Com um elenco tão em sintonia, é até triste que o principal desfalque seja o protagonista. Mas Ansel Elgort não consegue se equiparar ao resto da equipe e sua performance chega a ser cômica em alguns momentos e, no máximo, sem sal no restante. Sua performance musical não deixa a desejar, mas suas expressões não entregam os sentimentos que o personagem deveria transmitir. É improvável que Spielberg não tenha reparado nesse imenso desfalque, o que torna sua insistência no ator, principalmente considerando também as inúmeras acusações contra ele, algo extremamente difícil de compreender e aceitar.
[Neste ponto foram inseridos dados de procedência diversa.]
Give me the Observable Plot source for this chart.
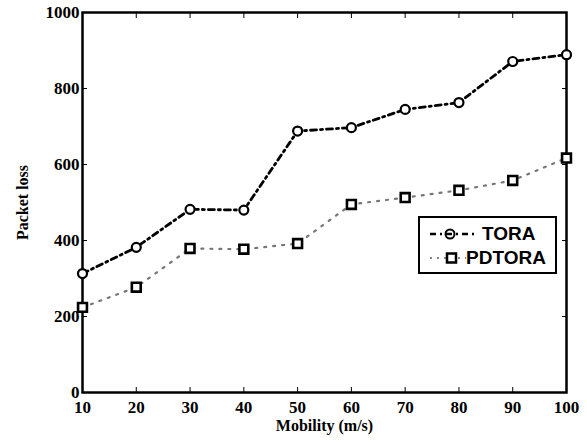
<!DOCTYPE html>
<html><head><meta charset="utf-8">
<script src="https://cdn.jsdelivr.net/npm/d3@7"></script>
<script src="https://cdn.jsdelivr.net/npm/@observablehq/plot@0.6"></script>
<style>
body{margin:0;background:#fff;}
#wrap{position:relative;width:587px;height:444px;}
#legend{position:absolute;left:418px;top:216px;width:135px;height:54px;border:2px solid #000;background:#fff;
 font-family:"Liberation Sans",Arial,sans-serif;font-weight:bold;font-size:19px;color:#000;}
#legend .row{position:absolute;left:0;height:24px;display:flex;align-items:center;}
</style></head>
<body><div id="wrap"><div id="chart"></div>
<div id="legend">
 <div class="row" style="top:4px"><svg width="62" height="24"><line x1="10" y1="12" x2="54" y2="12" stroke="#000" stroke-width="2.5" stroke-dasharray="6,4,2,4"/><circle cx="30" cy="12" r="4.5" fill="none" stroke="#000" stroke-width="2"/></svg><span>TORA</span></div>
 <div class="row" style="top:28px"><svg width="46" height="24"><line x1="10" y1="12" x2="46" y2="12" stroke="#888" stroke-width="2" stroke-dasharray="2,5"/><rect x="27" y="7.5" width="9" height="9" fill="#fff" stroke="#000" stroke-width="2.5"/></svg><span>PDTORA</span></div>
</div></div>
<script>
const mobility = [10,20,30,40,50,60,70,80,90,100];
const tora   = [313,382,482,480,688,697,745,763,871,889];
const pdtora = [224,277,379,377,392,495,513,532,558,617];
const xTicks = [10,20,30,40,50,60,70,80,90,100];
const yTicks = [0,200,400,600,800,1000];

const rows = s => mobility.map((m,i)=>({x:m,y:s[i]}));
const toraData = rows(tora), pdData = rows(pdtora);
const serif = '"Liberation Serif","DejaVu Serif",serif';
const fmt = d3.format("d");

const chart = Plot.plot({
  width:587, height:444,
  marginLeft:82, marginRight:21, marginTop:12, marginBottom:52,
  style:{fontFamily:serif, fontWeight:"bold", fontSize:"16px", background:"#fff", color:"#000"},
  x:{domain:[10,100]},
  y:{domain:[0,1000]},
  marks:[
    Plot.frame({stroke:"#000", strokeWidth:2.5}),
    Plot.axisX(xTicks,{anchor:"bottom", tickSize:-5, tickPadding:13, tickFormat:fmt, label:null, fontSize:17}),
    Plot.axisX(xTicks,{anchor:"top", tickSize:-5, tickFormat:()=>"", label:null}),
    Plot.axisY(yTicks,{anchor:"left", tickSize:-5, tickPadding:8, tickFormat:fmt, label:null, fontSize:17}),
    Plot.axisY(yTicks,{anchor:"right", tickSize:-5, tickFormat:()=>"", label:null}),
    Plot.line(toraData,{x:"x",y:"y",stroke:"#000",strokeWidth:2.8,strokeDasharray:"6,4,2,4"}),
    Plot.line(pdData,{x:"x",y:"y",stroke:"#777",strokeWidth:2.2,strokeDasharray:"2,7"}),
    Plot.dot(toraData,{x:"x",y:"y",r:4.5,stroke:"#000",strokeWidth:2.2,fill:"#fff"}),
    Plot.dot(pdData,{x:"x",y:"y",symbol:"square",r:5,stroke:"#000",strokeWidth:2.6,fill:"#fff"}),
    Plot.text(["Mobility (m/s)"],{frameAnchor:"bottom",dy:38,fontSize:16,fontWeight:"bold"}),
    Plot.text(["Packet loss"],{frameAnchor:"left",dx:-60,rotate:-90,textAnchor:"middle",fontSize:16,fontWeight:"bold"})
  ]
});
document.getElementById("chart").appendChild(chart);
</script></body></html>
Amor, Sublime Amor não finge ser algo diferente do que é. Com uma história já premiada, é uma readaptação feita para conquistar prêmios e ser uma favorita da Academia e de Hollywood. Longe de ser um exemplar da antiga glória de Spielberg, que já há anos não consegue se equiparar aos seus anos de glória nas décadas de 70 a 90, o filme ainda assim possui elementos cativantes e únicos que o fazem se destacar como um remake feito com coração e atenção por sua equipe, e um dos melhores filmes do diretor na última década.
Tendo estreado ano passado nos cinemas, Amor, Sublime Amor se encontra disponível na plataforma do Disney+.